Another good breakfast – I took my time, knowing that I had accommodation just 16.5 km away. The Camino goes downhill slightly to the castle, and straight through it, which is kind of interesting. Then down down more before exiting the town.

I knew there would be no services or villages for the rest of the day. The walk consisted of very steep uphill for an hour, then moderate but steady uphill, for about 10 km, before starting on undulating up and down. The views were nice enough, but not much variety. I found it tedious.

Finally, down to the tunnels and overpasses to cross the motorway and two train lines. The Siete Aguas train station is in this area, but the town is a couple of km further UP a hill. I was supposed to call a particular number, to be provided with accommodation, so I went up the hill and then called. Well, the person who answered hadn’t got the memo. I didn’t want to make a fuss, and I knew about some train options, so I just said “fine” and headed back down the hill to the highways and trains.

I had 3 hours before the next train.

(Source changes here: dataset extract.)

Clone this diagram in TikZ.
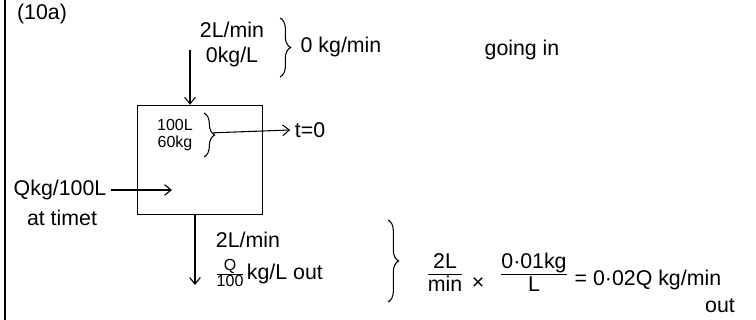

Fortunately there was a good restaurant at the Repsol station. I felt much better after a hot meal and a successful interaction with, to secure a room near the next train station (El Rebollar) where there is another truckers stop and motel. Sounds a bit  complicated, but I guess it was.

So here I am – not the finest truckers stop I’ve stayed at, but I am very happy with it. Once I wrestled the various window coverings open, the view of trucks to/from other countries in Europe is actually rather interesting.

Planning tips

Turns out that because of the accommodation uncertainty, the local Camino Amigos suggest that pilgrims walk from Buñol to the Siete Aguas station (without going up that last hill), and catch the mid-afternoon train to Requena. They can book 2 nights in Requena, backtracking by train in the morning to walk up the hill to Siete Aguas, and on to Requena.

My personal opinion is that this stage could be skipped entirely. The next day includes a few hours of similar terrain, so you wouldn’t miss anything. Just take the train from Buñol, past Siete Aguas, to Requena, and then backtrack only to Siete Aguas.

3 thoughts on “Day 4. Buñol to Siete Aguas (16.5 km by the book, 20 by my feet)

    • I got the hat on sale a couple of years ago. It was, unusually, a large size so I got it in spite of the colour. Now I quite like it! The weather has been good – warm but not too hot. Today was cooler and I wore my long-sleeved merino shirt and buff all day. Last night there was an impressive thunderstorm, but I was safely in my room to watch it.